Furthermore, within the last transportation bill (the FAST Act), a discretionary pilot program called Section 3006(b) was formed for innovative coordinated access and mobility. The program assists in financing innovative projects for people in need of transportation that improve coordination of transportation services and non-emergency medical transportation services.
‘Companies like Waymo, Cruise, Lyft and Uber can and should support investments to bring new transportation technology into the mainstream.’
To better coordinate agencies that provide funding for transportation for older adults and those with disabilities, in 2004 an interagency partnership with representatives from USDOT (U.S. Department of Transportation) and 10 other federal agencies, Coordinating Council on Access and Mobility (CCAM), was formed to improve the quality, efficiency and availability of transportation services for targeted populations.
Innovating to Pay for the Next Iteration of Transportation Technology for Older Adults
Federal grant programs under sections 5310 and 3006(b), with coordinating assistance from CCAM, can help organizations secure funding to assist transportation for older adults. It is likely that these same programs can and will be extended to support new transportation technologies on the horizon, although funding at today’s levels will not be enough.
Existing gaps could be funded by private organizations (via public/private partnerships), revenue from advertisements and in-kind contributions, among other sources. Companies like Waymo, Cruise, Lyft and Uber can and should support investments to bring new transportation technology into the mainstream and support initiatives targeted to older adults.
On the government side, there is much to be excited about in the recently released fiscal year 2022 USDOT budget. This budget calls for $110 million for a new Thriving Communities program that will establish a new office to support communities in eliminating persistent transportation barriers and increasing access to jobs, school and businesses; a $50 million increase for Vehicle Safety Programs, to advance the equitable development and implementation of safe vehicle technologies, keep pace with the rapid innovation in vehicle electronics and automated driving systems, and ensure the safety of alternative-fuel vehicles—all of interest to older adults; and $13.5 billion for transit, including $550 million for Transit Infrastructure Grants.

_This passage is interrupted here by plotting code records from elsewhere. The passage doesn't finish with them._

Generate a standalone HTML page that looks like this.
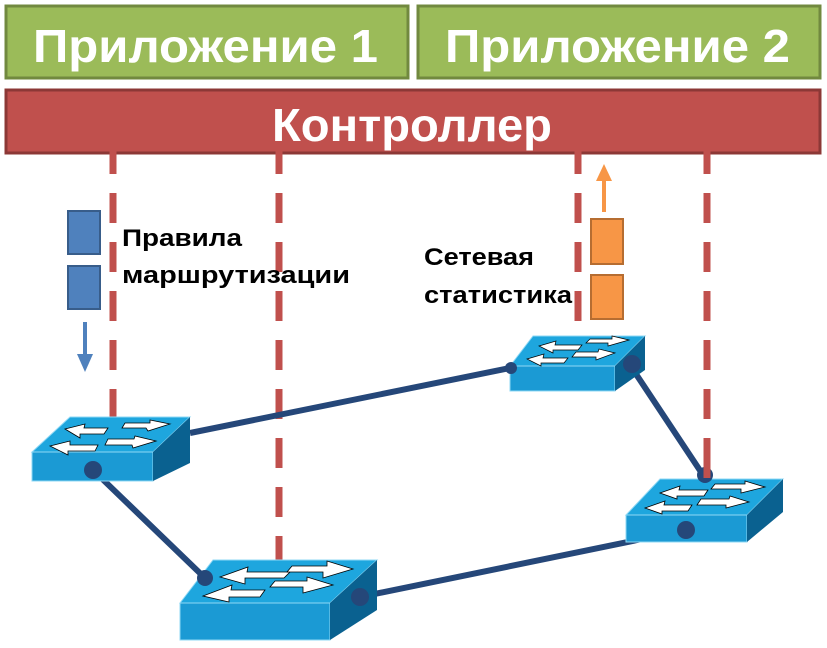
<!DOCTYPE html>
<html><head><meta charset="utf-8"><style>
html,body{margin:0;padding:0;background:#fff;width:827px;height:648px;overflow:hidden}
svg{display:block}
text{font-family:"Liberation Sans",sans-serif;font-weight:bold}
</style></head><body>
<svg width="827" height="648" viewBox="0 0 827 648" xmlns="http://www.w3.org/2000/svg">
<defs>
<g id="arrows">
</g>
</defs>
<!-- headers -->
<rect x="6" y="6" width="402" height="72" fill="#9bbb59" stroke="#71893f" stroke-width="3"/>
<rect x="418" y="6" width="402" height="72" fill="#9bbb59" stroke="#71893f" stroke-width="3"/>
<text x="33" y="62" font-size="46" fill="#fff" textLength="345" lengthAdjust="spacingAndGlyphs">Приложение 1</text>
<text x="445" y="62" font-size="46" fill="#fff" textLength="345" lengthAdjust="spacingAndGlyphs">Приложение 2</text>
<rect x="6" y="90" width="814" height="63" fill="#c0504d" stroke="#8c3836" stroke-width="3"/>
<text x="272" y="141" font-size="46" fill="#fff" textLength="280" lengthAdjust="spacingAndGlyphs">Контроллер</text>

<!-- dashed lines -->
<g stroke="#c0504d" stroke-width="7" stroke-dasharray="30 19">
<line x1="113" y1="144" x2="113" y2="420"/>
<line x1="279" y1="144" x2="279" y2="562"/>
<line x1="578" y1="144" x2="578" y2="340"/>
<line x1="707" y1="144" x2="707" y2="482"/>
</g>

<!-- blue rects and arrow -->
<rect x="68" y="211" width="32" height="43" fill="#4f81bd" stroke="#385d8a" stroke-width="2"/>
<rect x="68" y="266" width="32" height="43" fill="#4f81bd" stroke="#385d8a" stroke-width="2"/>
<line x1="85" y1="322" x2="85" y2="355" stroke="#4f81bd" stroke-width="4"/>
<polygon points="77,354 93,354 85,372" fill="#4f81bd"/>
<!-- orange -->
<rect x="591" y="219" width="32" height="45" fill="#f79646" stroke="#b66d31" stroke-width="2"/>
<rect x="591" y="275" width="32" height="44" fill="#f79646" stroke="#b66d31" stroke-width="2"/>
<line x1="604" y1="212" x2="604" y2="180" stroke="#f79646" stroke-width="4"/>
<polygon points="596,181 612,181 604,164" fill="#f79646"/>

<text x="122" y="246" font-size="24" fill="#000" textLength="120" lengthAdjust="spacingAndGlyphs">Правила</text>
<text x="122" y="283" font-size="24" fill="#000" textLength="228" lengthAdjust="spacingAndGlyphs">маршрутизации</text>
<text x="424" y="265" font-size="24" fill="#000" textLength="110" lengthAdjust="spacingAndGlyphs">Сетевая</text>
<text x="424" y="303" font-size="24" fill="#000" textLength="148" lengthAdjust="spacingAndGlyphs">статистика</text>

<!-- links -->
<g stroke="#254779" stroke-width="6" fill="none">
<line x1="190" y1="433" x2="510" y2="368"/>
<line x1="93" y1="470" x2="205" y2="578"/>
<line x1="360" y1="597" x2="686" y2="530"/>
<line x1="632" y1="368" x2="705" y2="478"/>
</g>

<!-- switch 1 -->
<g>
<polygon points="32,452 70,417 190,417 153,452" fill="#1ea6de" stroke="#8fd8f5" stroke-width="1"/>
<rect x="32" y="452" width="121" height="29" fill="#1b9ad4" stroke="#8fd8f5" stroke-width="1"/>
<polygon points="153,452 190,417 190,463 153,481" fill="#0a6190"/>
<g fill="#fff" stroke="#000" stroke-width="0.8">
<polygon points="65,429 85,424 84,428 108,428 104,434 80,434 80,438"/>
<polygon points="170,424 150,420 150,423 125,423 122,428 146,428 148,431"/>
<polygon points="50,446 70,441 70,445 98,445 95,451 68,451 68,455"/>
<polygon points="156,441 135,436 134,439 108,439 105,445 132,445 133,448"/>
</g>
</g>
<!-- switch 2 -->
<g>
<polygon points="180,603 213,560 377,560 330,603" fill="#1ea6de" stroke="#8fd8f5" stroke-width="1"/>
<rect x="180" y="603" width="150" height="37" fill="#1b9ad4" stroke="#8fd8f5" stroke-width="1"/>
<polygon points="330,603 377,560 377,610 330,640" fill="#0a6190"/>
<g fill="#fff" stroke="#000" stroke-width="0.8">
<polygon points="220,577 248,567 247,572 290,572 284,578 245,578 245,584"/>
<polygon points="353,569 327,561 327,566 292,566 287,572 323,572 323,578"/>
<polygon points="203,596 232,585 231,590 265,590 260,597 229,597 229,602"/>
<polygon points="333,585 307,577 307,581 275,581 270,587 303,587 303,593"/>
</g>
</g>
<!-- switch 3 -->
<g>
<polygon points="510,366 533,336 645,336 615,366" fill="#1ea6de" stroke="#8fd8f5" stroke-width="1"/>
<rect x="510" y="366" width="105" height="25" fill="#1b9ad4" stroke="#8fd8f5" stroke-width="1"/>
<polygon points="615,366 645,336 645,370 615,391" fill="#0a6190"/>
<g fill="#fff" stroke="#000" stroke-width="0.7">
<polygon points="539,346 556,341 555,345 582,345 578,350 553,350 553,353"/>
<polygon points="629,340 612,336 612,339 590,339 586,343 608,343 608,346"/>
<polygon points="527,359 544,354 543,358 568,358 564,363 541,363 541,366"/>
<polygon points="615,353 599,349 598,352 576,352 572,357 596,357 596,360"/>
</g>
</g>
<!-- switch 4 -->
<g>
<polygon points="626,515 660,479 783,479 747,515" fill="#1ea6de" stroke="#8fd8f5" stroke-width="1"/>
<rect x="626" y="515" width="121" height="27" fill="#1b9ad4" stroke="#8fd8f5" stroke-width="1"/>
<polygon points="747,515 783,479 783,512 747,542" fill="#0a6190"/>
<g fill="#fff" stroke="#000" stroke-width="0.8">
<polygon points="660,493 680,486 679,490 708,490 704,496 677,496 677,499"/>
<polygon points="765,487 745,481 745,484 715,484 711,489 741,489 741,493"/>
<polygon points="645,508 665,501 664,505 692,505 688,511 662,511 662,514"/>
<polygon points="749,502 730,496 729,499 701,499 697,505 726,505 726,508"/>
</g>
</g>

<!-- dots -->
<g fill="#254779">
<circle cx="93" cy="470" r="9"/>
<circle cx="205" cy="578" r="8"/>
<circle cx="360" cy="597" r="9"/>
<circle cx="686" cy="530" r="9"/>
<circle cx="632" cy="364" r="9"/>
<circle cx="705" cy="475" r="8"/>
<circle cx="511" cy="368" r="6"/>
</g>
<line x1="707" y1="460" x2="707" y2="478" stroke="#c0504d" stroke-width="7"/>
</svg>
</body></html>
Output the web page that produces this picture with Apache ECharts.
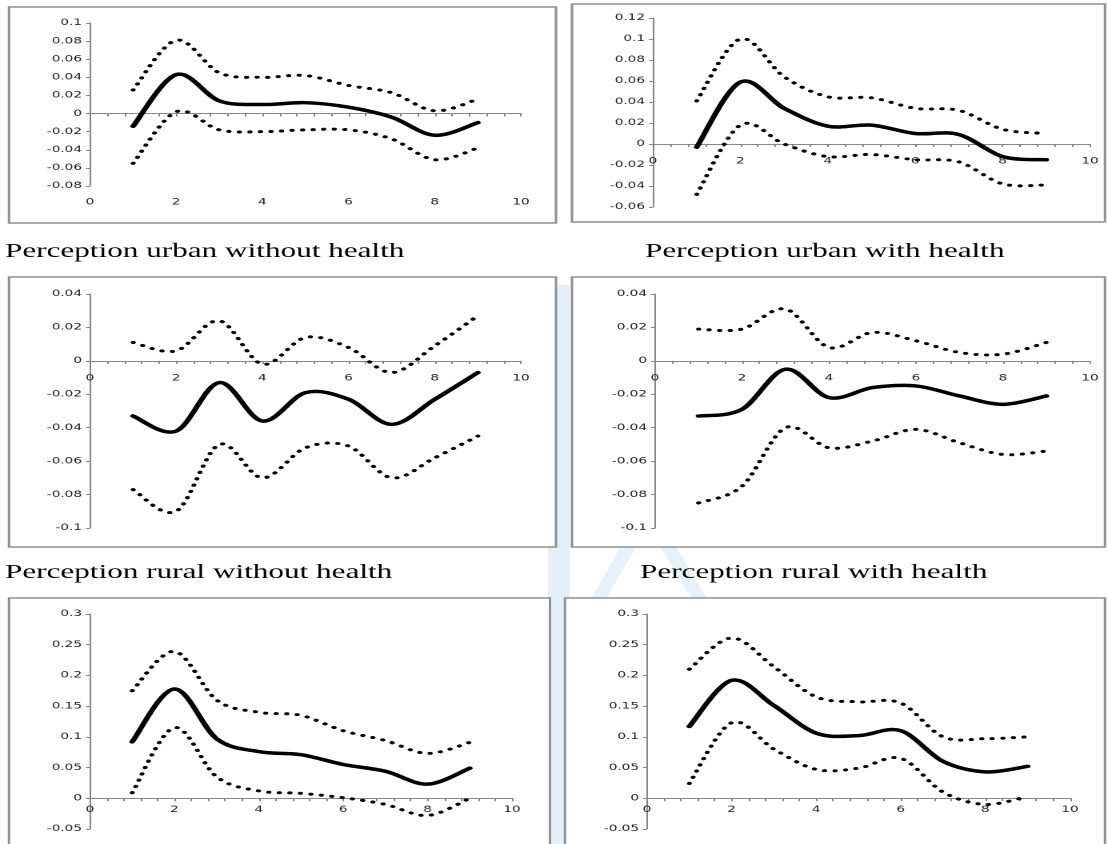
<!DOCTYPE html>
<html><head><meta charset="utf-8">
<script src="https://cdn.jsdelivr.net/npm/echarts@6/dist/echarts.min.js"></script>
<style>
html,body{margin:0;padding:0;background:#fff;overflow:hidden;width:1108px;height:844px}
#wrap{position:absolute;left:0;top:0;width:1108px;height:844px;overflow:hidden}
#chart{position:absolute;left:0;top:0;height:844px;transform-origin:0 0}
</style></head>
<body><div id="wrap"><div id="chart"></div></div>
<script>
// ---------- data ----------
const xs = [1, 2, 3, 4, 5, 6, 7, 8, 9];

const captions = [
  'Perception urban without health',
  'Perception urban with health',
  'Perception rural without health',
  'Perception rural with health'
];

// Panel 1 (top-left)
const p1Upper = [0.026, 0.081, 0.045, 0.040, 0.042, 0.031, 0.023, 0.003, 0.016];
const p1Mid   = [-0.014, 0.043, 0.014, 0.010, 0.012, 0.007, -0.004, -0.024, -0.010];
const p1Lower = [-0.055, 0.002, -0.018, -0.020, -0.018, -0.018, -0.028, -0.051, -0.038];
// Panel 2 (top-right)
const p2Upper = [0.041, 0.100, 0.064, 0.045, 0.044, 0.034, 0.032, 0.014, 0.010];
const p2Mid   = [-0.003, 0.059, 0.034, 0.017, 0.018, 0.010, 0.009, -0.012, -0.015];
const p2Lower = [-0.048, 0.018, 0.000, -0.012, -0.010, -0.015, -0.017, -0.038, -0.039];
// Panel 3 (middle-left)
const p3Upper = [0.011, 0.006, 0.024, -0.002, 0.014, 0.008, -0.007, 0.009, 0.027];
const p3Mid   = [-0.033, -0.042, -0.013, -0.036, -0.019, -0.023, -0.038, -0.023, -0.007];
const p3Lower = [-0.077, -0.090, -0.050, -0.070, -0.052, -0.051, -0.070, -0.058, -0.045];
// Panel 4 (middle-right)
const p4Upper = [0.019, 0.019, 0.031, 0.008, 0.017, 0.012, 0.005, 0.004, 0.011];
const p4Mid   = [-0.033, -0.029, -0.005, -0.022, -0.016, -0.015, -0.021, -0.026, -0.021];
const p4Lower = [-0.085, -0.075, -0.040, -0.052, -0.048, -0.041, -0.049, -0.056, -0.054];
// Panel 5 (bottom-left)
const p5Upper = [0.175, 0.239, 0.160, 0.140, 0.135, 0.110, 0.094, 0.073, 0.091];
const p5Mid   = [0.092, 0.178, 0.097, 0.076, 0.071, 0.055, 0.044, 0.023, 0.049];
const p5Lower = [0.009, 0.115, 0.035, 0.012, 0.008, 0.001, -0.010, -0.028, 0.000];
// Panel 6 (bottom-right)
const p6Upper = [0.210, 0.261, 0.214, 0.165, 0.157, 0.155, 0.100, 0.097, 0.100];
const p6Mid   = [0.117, 0.192, 0.151, 0.106, 0.102, 0.110, 0.060, 0.043, 0.052];
const p6Lower = [0.024, 0.123, 0.080, 0.047, 0.049, 0.065, 0.010, -0.010, 0.003];

// axis ranges [min, max, interval]
const xRange = [0, 10, 2];
const yRanges = [
  [-0.08, 0.1, 0.02],
  [-0.06, 0.12, 0.02],
  [-0.1, 0.04, 0.02],
  [-0.1, 0.04, 0.02],
  [-0.05, 0.3, 0.05],
  [-0.05, 0.3, 0.05]
];
const panelData = [
  [p1Upper, p1Mid, p1Lower],
  [p2Upper, p2Mid, p2Lower],
  [p3Upper, p3Mid, p3Lower],
  [p4Upper, p4Mid, p4Lower],
  [p5Upper, p5Mid, p5Lower],
  [p6Upper, p6Mid, p6Lower]
];

// ---------- layout (final image pixels) ----------
const SX = 1.6; // horizontal stretch of the original picture
const frames = [
  [9, 7, 556, 223], [572, 4, 1105, 222],
  [9, 277, 556, 547], [572, 277, 1105, 547],
  [9, 598, 550, 870], [565, 598, 1105, 870]
];
const grids = [
  [90, 23, 521, 186], [653, 18, 1090, 207],
  [90, 294, 521, 528], [655, 294, 1090, 528],
  [90, 614, 512, 829], [647, 614, 1070, 829]
];
const labelsAtBottom = [true, false, false, false, false, false];
const captionPos = [[5, 252], [645, 252], [5, 573], [640, 573]];

const el = document.getElementById('chart');
el.style.width = (1108 / SX) + 'px';
el.style.transform = 'scaleX(' + SX + ')';
const chart = echarts.init(el, null, { renderer: 'canvas', devicePixelRatio: 2 });

const AX = '#868686';
const FONT = 'DejaVu Sans';
const LBL = '#1e1e1e';
const FS = 8.5;

// Bezier through the points (Excel-like smoothing), in pixel space
function smoothPath(p, t) {
  let d = 'M' + p[0][0] + ' ' + p[0][1];
  for (let i = 0; i < p.length - 1; i++) {
    const p0 = p[i - 1] || p[i], p1 = p[i], p2 = p[i + 1], p3 = p[i + 2] || p[i + 1];
    const c1x = p1[0] + (p2[0] - p0[0]) * t, c1y = p1[1] + (p2[1] - p0[1]) * t;
    const c2x = p2[0] - (p3[0] - p1[0]) * t, c2y = p2[1] - (p3[1] - p1[1]) * t;
    d += ' C' + c1x + ' ' + c1y + ' ' + c2x + ' ' + c2y + ' ' + p2[0] + ' ' + p2[1];
  }
  return d;
}

const gridOpt = [], xAxes = [], yAxes = [], series = [], graphic = [];
const labelAxisIdx = [], lineAxisIdx = [];

// watermark (light blue, behind the panels)
graphic.push({ type: 'rect', z: -30, shape: { x: 548 / SX, y: 285, width: 22 / SX, height: 560 },
  style: { fill: '#e5eff9' } });
graphic.push({ type: 'polyline', z: -30,
  shape: { points: [[598 / SX, 600], [648 / SX, 512], [700 / SX, 600]] },
  style: { stroke: '#e8f0f9', lineWidth: 9, fill: null } });

frames.forEach(f => {
  graphic.push({ type: 'rect', z: -20,
    shape: { x: f[0] / SX, y: f[1], width: (f[2] - f[0]) / SX, height: f[3] - f[1] },
    style: { fill: '#fff', stroke: '#8f8f8f', lineWidth: 1.5 } });
});
captions.forEach((t, i) => {
  graphic.push({ type: 'text', z: 10, x: captionPos[i][0] / SX, y: captionPos[i][1],
    style: { text: t, fontSize: 19.5, fontFamily: '"Liberation Serif", "Times New Roman", serif',
      fill: '#000', verticalAlign: 'middle', align: 'left' } });
});

grids.forEach((g, i) => {
  gridOpt.push({ left: g[0] / SX, top: g[1], width: (g[2] - g[0]) / SX, height: g[3] - g[1], containLabel: false });
  const xi = xAxes.length;
  lineAxisIdx.push(xi);
  // axis line + ticks at y = 0
  xAxes.push({
    gridIndex: i, type: 'value', min: xRange[0], max: xRange[1], interval: xRange[2],
    axisLine: { show: true, onZero: true, lineStyle: { color: AX, width: 1 } },
    axisTick: { show: true, length: 3, lineStyle: { color: AX } },
    minorTick: { show: true, splitNumber: 5, length: 3, lineStyle: { color: AX } },
    splitLine: { show: false }, minorSplitLine: { show: false },
    axisLabel: { show: false }
  });
  // labels only
  labelAxisIdx.push(xAxes.length);
  xAxes.push({
    gridIndex: i, type: 'value', position: 'bottom', offset: 0,
    min: xRange[0], max: xRange[1], interval: xRange[2],
    axisLine: { show: false, onZero: false }, axisTick: { show: false },
    splitLine: { show: false },
    axisLabel: { show: true, margin: labelsAtBottom[i] ? 12 : 13, fontSize: FS, fontFamily: FONT, color: LBL }
  });
  const yr = yRanges[i];
  yAxes.push({
    gridIndex: i, type: 'value', min: yr[0], max: yr[1], interval: yr[2],
    axisLine: { show: true, onZero: false, lineStyle: { color: AX, width: 1 } },
    axisTick: { show: true, length: 2.5, lineStyle: { color: AX } },
    splitLine: { show: false },
    axisLabel: { margin: 5, fontSize: FS, fontFamily: FONT, color: LBL }
  });
  const [up, mid, lo] = panelData[i];
  const mk = (arr, solid) => ({
    type: 'custom', coordinateSystem: 'cartesian2d', xAxisIndex: xi, yAxisIndex: i,
    silent: true, z: 3, clip: false,
    data: xs.map((x, k) => [x, arr[k]]),
    renderItem: (params, api) => {
      if (params.dataIndex !== 0) return null;
      const pix = xs.map((x, k) => api.coord([x, arr[k]]));
      return {
        type: 'path',
        shape: { pathData: smoothPath(pix, 1 / 6) },
        style: solid
          ? { fill: 'none', stroke: '#000', lineWidth: 3.5, lineCap: 'round', lineJoin: 'round' }
          : { fill: 'none', stroke: '#000', lineWidth: 3, lineDash: [0.3, 6.3], lineCap: 'round' }
      };
    }
  });
  series.push(mk(up, false), mk(mid, true), mk(lo, false));
});

chart.setOption({
  animation: false,
  backgroundColor: '#fff',
  grid: gridOpt, xAxis: xAxes, yAxis: yAxes, series: series, graphic: graphic
});

// move the label axes to the zero line (except the top-left panel)
const upd = xAxes.map(() => ({}));
grids.forEach((g, i) => {
  if (labelsAtBottom[i]) return;
  const zeroY = chart.convertToPixel({ xAxisIndex: lineAxisIdx[i], yAxisIndex: i }, [0, 0])[1];
  upd[labelAxisIdx[i]] = { offset: -(g[3] - zeroY) };
});
chart.setOption({ xAxis: upd });
</script>
</body></html>
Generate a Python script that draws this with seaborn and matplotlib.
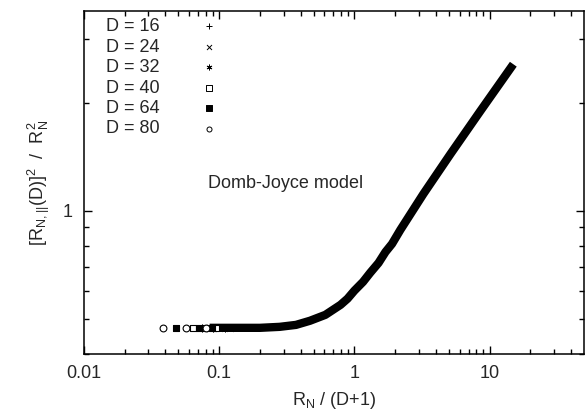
import numpy as np
import pandas as pd
import matplotlib
matplotlib.use('Agg')
import matplotlib.pyplot as plt
import seaborn as sns
from matplotlib.ticker import FixedLocator, NullFormatter, FixedFormatter

# collapsed master curve
curve_x = [0.085, 0.20, 0.28, 0.37, 0.47, 0.61, 0.79, 0.89, 1.0, 1.16, 1.31,
           1.51, 1.70, 1.90, 2.19, 3.24, 5.14, 8.58, 15.0]
curve_y = [0.473, 0.473, 0.476, 0.482, 0.495, 0.514, 0.548, 0.570, 0.600, 0.635, 0.673,
           0.717, 0.769, 0.810, 0.886, 1.115, 1.44, 1.90, 2.56]

# individual points at the small-R_N end of each series
d_labels = ['D = 16', 'D = 24', 'D = 32', 'D = 40', 'D = 64', 'D = 80']
d16_x = [0.105, 0.13, 0.16]
d16_y = [0.473, 0.473, 0.474]
d24_x = [0.085, 0.10, 0.12]
d24_y = [0.473, 0.472, 0.473]
d32_x = [0.075, 0.09, 0.11]
d32_y = [0.472, 0.473, 0.473]
d40_x = [0.064, 0.078, 0.095]
d40_y = [0.472, 0.472, 0.473]
d64_x = [0.048, 0.071, 0.088]
d64_y = [0.472, 0.472, 0.473]
d80_x = [0.0385, 0.057, 0.080]
d80_y = [0.472, 0.472, 0.472]

sns.set_style('ticks')
plt.rcParams['font.family'] = ['Liberation Sans', 'DejaVu Sans']
plt.rcParams['mathtext.default'] = 'regular'
plt.rcParams['xtick.direction'] = 'in'
plt.rcParams['ytick.direction'] = 'in'

fig = plt.figure(figsize=(5.85, 4.17), dpi=100)
ax = fig.add_axes([84 / 585, 1 - 354 / 417, 500 / 585, 343 / 417])

band = pd.DataFrame({'x': curve_x, 'y': curve_y})
sns.lineplot(data=band, x='x', y='y', ax=ax, color='black', lw=6,
             solid_capstyle='butt', legend=False, zorder=2)

series = [
    (d16_x, d16_y, '+', 'black', 'black'),
    (d24_x, d24_y, 'x', 'black', 'black'),
    (d32_x, d32_y, (6, 2, 0), 'black', 'black'),
    (d40_x, d40_y, 's', 'white', 'black'),
    (d64_x, d64_y, 's', 'black', 'black'),
    (d80_x, d80_y, 'o', 'white', 'black'),
]
handles = []
for (xs, ys, mk, fc, ec), lab in zip(series, d_labels):
    ax.scatter(xs, ys, marker=mk, s=24, facecolors=fc, edgecolors=ec,
               linewidths=0.8, zorder=3)
    h = ax.scatter([], [], marker=mk, s=13, facecolors=fc, edgecolors=ec,
                   linewidths=0.7, label=lab)
    handles.append(h)

ax.set_xscale('log')
ax.set_yscale('log')
ax.set_xlim(0.01, 50)
ax.set_ylim(0.4, 3.6)

ax.xaxis.set_major_locator(FixedLocator([0.01, 0.1, 1, 10]))
ax.xaxis.set_major_formatter(FixedFormatter(['0.01', '0.1', '1', '10']))
xmin = [m * 10.0 ** e for e in (-2, -1, 0) for m in range(2, 10)] + [20, 30, 40]
ax.xaxis.set_minor_locator(FixedLocator(xmin))
ax.xaxis.set_minor_formatter(NullFormatter())

ax.yaxis.set_major_locator(FixedLocator([1]))
ax.yaxis.set_major_formatter(FixedFormatter(['1']))
ax.yaxis.set_minor_locator(FixedLocator([0.4, 0.5, 0.6, 0.7, 0.8, 0.9, 2, 3]))
ax.yaxis.set_minor_formatter(NullFormatter())

ax.tick_params(which='major', length=6, width=1, top=True, right=True,
               labelsize=13, pad=8, color='black')
ax.tick_params(which='minor', length=3.5, width=1, top=True, right=True,
               color='black')
for s in ax.spines.values():
    s.set_linewidth(1.1)
    s.set_color('black')

ax.set_xlabel('$R_N$ / (D+1)', fontsize=13, labelpad=6)
ax.set_ylabel('$[R_{N,||}(D)]^2$  /  $R_N^2$', fontsize=13, labelpad=8)

ax.text(0.082, 1.19, 'Domb-Joyce model', fontsize=13, va='center', ha='left')

ax.legend(handles=handles, loc='upper left', bbox_to_anchor=(0.03, 1.0),
          frameon=False, markerfirst=False, fontsize=13, handlelength=1.0,
          handletextpad=2.2, labelspacing=0.19, borderaxespad=0.0)

plt.savefig('out.png', dpi=100)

As transportation groups continue to innovate, leaders from across the spectrum—government, nonprofit and the private sector—can and must commit to ensuring that these new technologies will support older adults’ ability to be mobile. Developing new and innovative payment structures will be key to this effort. Let’s ensure all people are as mobile as possible today and in the future.
Richard Ezike, PhD, is an expert on transportation equity, environmental sustainability and STEM education outreach. He has advised on transportation issues for federal agencies such as the departments of Energy and Transportation, and the Environmental Protection Agency; and for organizations such as the Transportation Research Board, Smart Growth America, the Greenlining Institute, Securing America’s Future Energy and the State Innovation Exchange. Dr. Ezike holds memberships with the Conference of Minority Transportation Officials, the Young Professionals in Transportation, and the National Urban League Young Professionals Network.